UAE Mediating Between India, Pakistan to Restore ‘Functional Relations’
UAE Ambassador to the U.S. Yousef al-Otaiba said recently that the United Arab Emirates played a role in getting longtime rivals India and Pakistan to agree to a cease-fire. (photo via IANS)
ISLAMABAD – The United Arab Emirates is facilitating and mediating back-channel talks between India and Pakistan with an aim to turn their rivalry into a healthy and functional relationship, its envoy in Washington has confirmed.
As part of the backdoor talks and meetings, top intelligence officials from both Pakistan and India have had secret meetings in Dubai during January 2021, as the UAE played important part in bringing the two sides to calm military tensions over the Kashmir region.
“UAE played a role in bringing Kashmir escalation down and created a ceasefire, hopefully ultimately leading to restoring diplomats and getting the relationship back to a healthy level,” Ambassador Yousef Al Otaiba said during a virtual discussion with Stanford University’s Hoover Institution.
“They might not sort of become best friends but at least we want to get it (relations)to a level where its functional, where its operational, where they are speaking to each other,” he added.
The revelation made by the ambassador to Washington has hinted towards the U.S.’ indirect intervention in the India-Pakistan relationship through its trusted ally, the UAE. It has also raised questions over statements from Pakistan’s top ministers, of not having any backdoor channel active between India and Pakistan.
Pakistan Foreign Minister Shah Mahmood Qureshi has repeatedly maintained that there can be no talk with India until the Narendra Modi government reverses its decision to abrogate Articles 370 and 35A, stripping the special status of Jammu and Kashmir and bifurcating into two union territories.
However, the intervention of the UAE to de-escalate tensions between India and Pakistan, especially in reference to the boiling tensions along the Line of Control, has certainly yielded positive results as both sides agreed to enforce the ceasefire along the borders.
Positive results of the backdoor secret negotiations were also evident with exchanges of complementing letters from Indian PM Modi and his counterpart PM Imran Khan, sharing a mutual desire for peace.

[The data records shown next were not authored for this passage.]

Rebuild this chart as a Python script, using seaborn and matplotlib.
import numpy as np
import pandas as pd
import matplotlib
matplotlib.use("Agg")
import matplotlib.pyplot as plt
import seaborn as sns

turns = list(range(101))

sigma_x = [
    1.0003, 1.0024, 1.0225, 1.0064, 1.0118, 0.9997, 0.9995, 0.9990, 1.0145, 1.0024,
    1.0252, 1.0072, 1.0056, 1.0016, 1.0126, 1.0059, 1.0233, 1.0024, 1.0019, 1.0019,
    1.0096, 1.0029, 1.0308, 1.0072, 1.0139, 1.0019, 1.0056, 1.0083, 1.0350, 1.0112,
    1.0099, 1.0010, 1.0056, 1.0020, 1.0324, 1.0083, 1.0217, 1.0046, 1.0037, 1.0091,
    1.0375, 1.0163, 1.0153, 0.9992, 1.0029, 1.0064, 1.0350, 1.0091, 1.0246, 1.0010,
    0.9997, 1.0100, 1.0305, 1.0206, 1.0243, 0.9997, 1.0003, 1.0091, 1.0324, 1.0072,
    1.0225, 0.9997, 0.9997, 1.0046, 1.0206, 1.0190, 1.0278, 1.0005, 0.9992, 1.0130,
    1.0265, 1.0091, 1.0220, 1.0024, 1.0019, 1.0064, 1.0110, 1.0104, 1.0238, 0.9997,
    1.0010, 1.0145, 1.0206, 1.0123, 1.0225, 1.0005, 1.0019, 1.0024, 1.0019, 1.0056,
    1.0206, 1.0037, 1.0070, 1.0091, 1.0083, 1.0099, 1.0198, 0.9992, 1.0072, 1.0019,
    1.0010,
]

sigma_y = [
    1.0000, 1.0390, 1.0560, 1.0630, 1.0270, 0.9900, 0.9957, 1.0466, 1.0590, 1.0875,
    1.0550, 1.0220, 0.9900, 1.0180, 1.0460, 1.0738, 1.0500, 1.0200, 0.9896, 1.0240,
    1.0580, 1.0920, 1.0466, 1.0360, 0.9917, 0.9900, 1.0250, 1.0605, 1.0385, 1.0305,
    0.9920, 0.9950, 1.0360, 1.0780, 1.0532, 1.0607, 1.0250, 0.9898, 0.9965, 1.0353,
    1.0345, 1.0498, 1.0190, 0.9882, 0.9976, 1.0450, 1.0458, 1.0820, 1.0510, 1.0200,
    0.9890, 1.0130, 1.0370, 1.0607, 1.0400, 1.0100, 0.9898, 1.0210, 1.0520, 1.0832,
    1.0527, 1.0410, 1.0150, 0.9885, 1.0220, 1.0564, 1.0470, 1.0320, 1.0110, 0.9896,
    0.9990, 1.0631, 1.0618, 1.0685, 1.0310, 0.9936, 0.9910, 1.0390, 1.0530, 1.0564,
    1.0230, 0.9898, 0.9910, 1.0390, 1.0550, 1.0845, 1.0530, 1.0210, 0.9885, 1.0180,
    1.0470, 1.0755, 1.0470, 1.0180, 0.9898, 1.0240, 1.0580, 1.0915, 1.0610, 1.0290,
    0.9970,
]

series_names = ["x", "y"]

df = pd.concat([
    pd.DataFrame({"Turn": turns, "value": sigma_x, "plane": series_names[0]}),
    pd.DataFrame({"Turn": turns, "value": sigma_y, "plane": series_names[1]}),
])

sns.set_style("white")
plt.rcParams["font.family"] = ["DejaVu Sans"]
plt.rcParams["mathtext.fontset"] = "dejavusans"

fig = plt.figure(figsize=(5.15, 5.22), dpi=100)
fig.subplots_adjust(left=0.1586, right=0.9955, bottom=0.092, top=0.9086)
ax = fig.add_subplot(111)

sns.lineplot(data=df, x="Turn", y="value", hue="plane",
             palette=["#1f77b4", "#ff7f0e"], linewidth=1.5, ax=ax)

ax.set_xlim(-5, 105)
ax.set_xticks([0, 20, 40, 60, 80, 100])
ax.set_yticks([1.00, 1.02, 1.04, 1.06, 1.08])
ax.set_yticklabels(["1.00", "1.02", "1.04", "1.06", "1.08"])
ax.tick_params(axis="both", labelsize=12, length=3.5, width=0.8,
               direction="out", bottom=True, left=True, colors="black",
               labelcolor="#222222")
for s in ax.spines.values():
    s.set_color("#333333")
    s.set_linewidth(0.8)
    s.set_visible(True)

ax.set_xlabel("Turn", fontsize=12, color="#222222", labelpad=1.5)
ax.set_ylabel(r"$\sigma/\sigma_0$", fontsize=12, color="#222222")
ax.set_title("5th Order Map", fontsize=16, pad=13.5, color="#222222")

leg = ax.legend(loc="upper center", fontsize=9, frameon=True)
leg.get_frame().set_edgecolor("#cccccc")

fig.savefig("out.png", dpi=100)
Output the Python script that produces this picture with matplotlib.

But what remains as the major point of contention between the two sides is Kashmir. Pakistan has reiterated that it will not be taking any forward movement towards dialogue with India until New Delhi agrees to put the Kashmir ‘dispute’ on the table.
One reason for Pakistan’s rigid position on Kashmir is because it cannot afford to show any flexibility on the issue as it not only plays an important role in gaining political mileage for all political parties in the country but any deviation on Kashmir and forward movement on other matters would trigger a massive response from across the country, something that no ruling party of Pakistan can afford to see happen.
With UAE playing its role in bringing both countries closer, it remains to be seen if the Modi government and the Imran Khan led government, would agree to compromise on political backlash domestically and give priority to rational and functional relations with each other.